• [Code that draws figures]
◇ ◇ ◇ ◇ ◇ ◇ ◇
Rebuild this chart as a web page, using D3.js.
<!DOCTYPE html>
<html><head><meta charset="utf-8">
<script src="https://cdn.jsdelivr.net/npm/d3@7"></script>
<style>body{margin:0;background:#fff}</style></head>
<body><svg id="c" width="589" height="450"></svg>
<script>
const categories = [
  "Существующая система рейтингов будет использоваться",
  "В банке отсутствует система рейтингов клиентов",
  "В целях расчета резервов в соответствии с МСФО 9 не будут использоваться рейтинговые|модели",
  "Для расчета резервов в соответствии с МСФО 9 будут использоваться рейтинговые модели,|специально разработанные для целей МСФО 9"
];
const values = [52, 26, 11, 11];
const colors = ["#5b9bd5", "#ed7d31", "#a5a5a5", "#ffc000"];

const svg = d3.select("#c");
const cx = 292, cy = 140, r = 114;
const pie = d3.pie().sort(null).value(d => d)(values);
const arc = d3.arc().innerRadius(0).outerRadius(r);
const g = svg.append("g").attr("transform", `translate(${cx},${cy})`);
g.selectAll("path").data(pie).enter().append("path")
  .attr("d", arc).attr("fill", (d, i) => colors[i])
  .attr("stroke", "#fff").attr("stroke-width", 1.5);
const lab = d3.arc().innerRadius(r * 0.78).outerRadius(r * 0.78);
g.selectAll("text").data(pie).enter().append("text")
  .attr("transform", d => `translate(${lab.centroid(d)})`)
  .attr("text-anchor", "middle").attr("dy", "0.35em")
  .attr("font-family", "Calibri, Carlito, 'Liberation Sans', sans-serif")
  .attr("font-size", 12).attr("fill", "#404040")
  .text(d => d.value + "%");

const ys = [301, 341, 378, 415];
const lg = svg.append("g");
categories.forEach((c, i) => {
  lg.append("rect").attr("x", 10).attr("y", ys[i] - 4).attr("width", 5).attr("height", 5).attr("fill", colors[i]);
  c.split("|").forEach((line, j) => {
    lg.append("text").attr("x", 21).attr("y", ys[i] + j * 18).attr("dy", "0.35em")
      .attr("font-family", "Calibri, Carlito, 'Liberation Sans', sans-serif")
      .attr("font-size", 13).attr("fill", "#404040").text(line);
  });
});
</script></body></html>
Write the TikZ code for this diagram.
◇ ◇ ◇ ◇ ◇ ◇ ◇
• [Given request] Copy out every line from the data above that has "this" in it.

• [Result of the exercise]
Rebuild this chart as a web page, using D3.js.
Write the TikZ code for this diagram.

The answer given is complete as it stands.